Szene München:Schwere Prüfung zu später Stunde

Cafe Kosmos

Schließt zu früh, zumindest nach Empfinden unseres Autors: das Café Kosmos.

(Foto: Robert Haas)

Als Neu-Münchner ist man mit den Ausgehzeiten in der Stadt schnell überfordert. Was also tun, wenn einem der Kellner auf der Türschwelle die Taverne verriegelt - weil man sich in der Zeit verschätzt hat?

Von Korbinian Eisenberger

Manchmal ist die Einsicht zur Nachsicht ein holpriges Unterfangen. Ein grantiger Mensch tut sich damit zunächst meist schwer, dies beschäftigte seinerzeit bereits Karl Valentin. Und zwar mithilfe einer Figur, die ihrem einstigen Saufkumpanen nach einem Streit einen bösen Brief schreiben lässt. Valentin will seinem früheren Freund sogar das Du aufkündigen, schließlich sei dieser ein "hundsgemeiner Sauhund", wie er seiner Brieftipperin diktiert.
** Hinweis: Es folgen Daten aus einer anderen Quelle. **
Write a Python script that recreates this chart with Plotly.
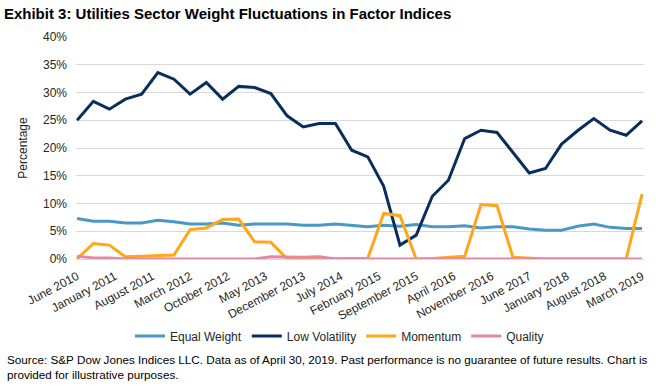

Wie es zu einem Streit wie diesem kommen kann, damit kann man beim Ausgehen auch 80 Jahre nach Valentins Stück nach ganz besondere Erfahrungen machen. Etwa, wenn einem der Kellner auf der Türschwelle die Taverne verriegelt. Gerade bei Neu-Münchnern liegt das häufig weniger daran, dass sie sich nicht in ihrer Trinkfestigkeit, sondern vielmehr in der Zeit verschätzt haben. So erging es einer Gruppe Zuzöglingen, denen die frühen Sperrzeiten der Münchner Bars bis dato nicht geläufig waren.

Um halb vier in die X-Cess-Bar

Leer war die Kiste Bier, als sich das durstige Quartett um zwei Uhr früh frohen Mutes außer Haus begab. "Letztes Lied", erklärte ein Barmann vorm Café Kosmos und ließ vier bedröppelte Gestalten zurück. Weiter in die Sonnenstraße - drei weitere Bars schlossen ihre Türen, man solle es woanders probieren, so der Hinweis. Den Burschen ging es jetzt wie dem Buchbinder Wanninger. Anders als Valentins schüchterner Handwerker machten die vier ihrem Ärger jedoch Luft. Wir hätten eher los müssen, schimpfte einer. Ein anderer will heim. Auflösungserscheinungen im Freundeskreis - so wie einst bei Valentin?

Tatsächlich kommt dessen Briefdiktat zu der späten Einsicht: "Die Wunde, die das so jäh zerrissene Freundschaftsband verursacht hat, blutet heute noch", heißt es. Am Ende erklärt er den Streit mit dem Saufbruder ganz nüchtern "für entwichen". Nüchternheit liegt den weit gelatschten Kneipen-Suchern dagegen fern. Um halb vier schleppen sie sich - immer noch zu viert - mit letzter Kraft vor die X-Cess-Bar. Und tatsächlich: Hier gibt's noch ein frisch gezapftes Bier.